Perhaps most satisfying, Kaiser pierces the veil of a myth that has gone unquestioned: that the economy did us in. "Rather than causing all of our problems, the downturns merely revealed problems that had been lying beneath the surface for many years, including an overreliance on a few donors, an inadequate growth in earned incomes, and the presence of weak governing boards."

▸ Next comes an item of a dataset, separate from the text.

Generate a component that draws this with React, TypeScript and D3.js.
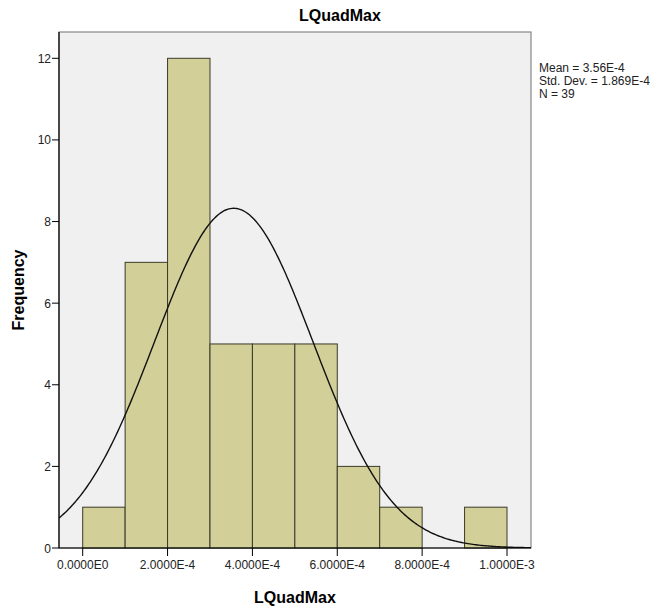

And yet, as in his consulting, Kaiser uses hard-nosed business theories to bolster his views. In the second half of the book, he gets out his crystal ball - or rather, the Michael Porter model of the forces at play in the evolution of any industry. The Harvard Business School professor identifies five participants: competitors, buyers, suppliers, new entrants, and substitute products. It's not a bad fit. Kaiser peers ahead to 2035 and predicts disappearing orchestras, dance companies, opera troupes, and others, and it's not a pretty picture. But while you might scoff at his vision of holograms appearing in your living room as proxies for live concerts, it's hard to argue with his prediction of arts groups' following society in dividing into camps of haves and have-nots. Largely because of the ability to overcome geographical barriers with high-quality broadcasting, the big groups will have money to invest in delivering their product electronically (as they simultaneously romance donors and recruit board members worldwide), while the poor groups will become smaller, more local, and more community-oriented. He does doff his hat to one medium-size group that appears to be successfully remaking itself in the face of changing demographic and ticket-buying patterns: Opera Philadelphia. But in truth, it's too soon to declare that a success story.

While a critical statement to the field at a critical time, Curtains? has plenty for anyone curious about what gets on stage, what doesn't, and why. If you ever looked up in an orchestra hall and marveled at all of the missing bodies, you will find this a satisfying read. In a single, compelling 145-page breath, Kaiser clears up the mystery and remains one of the few who doesn't stint on the gory details.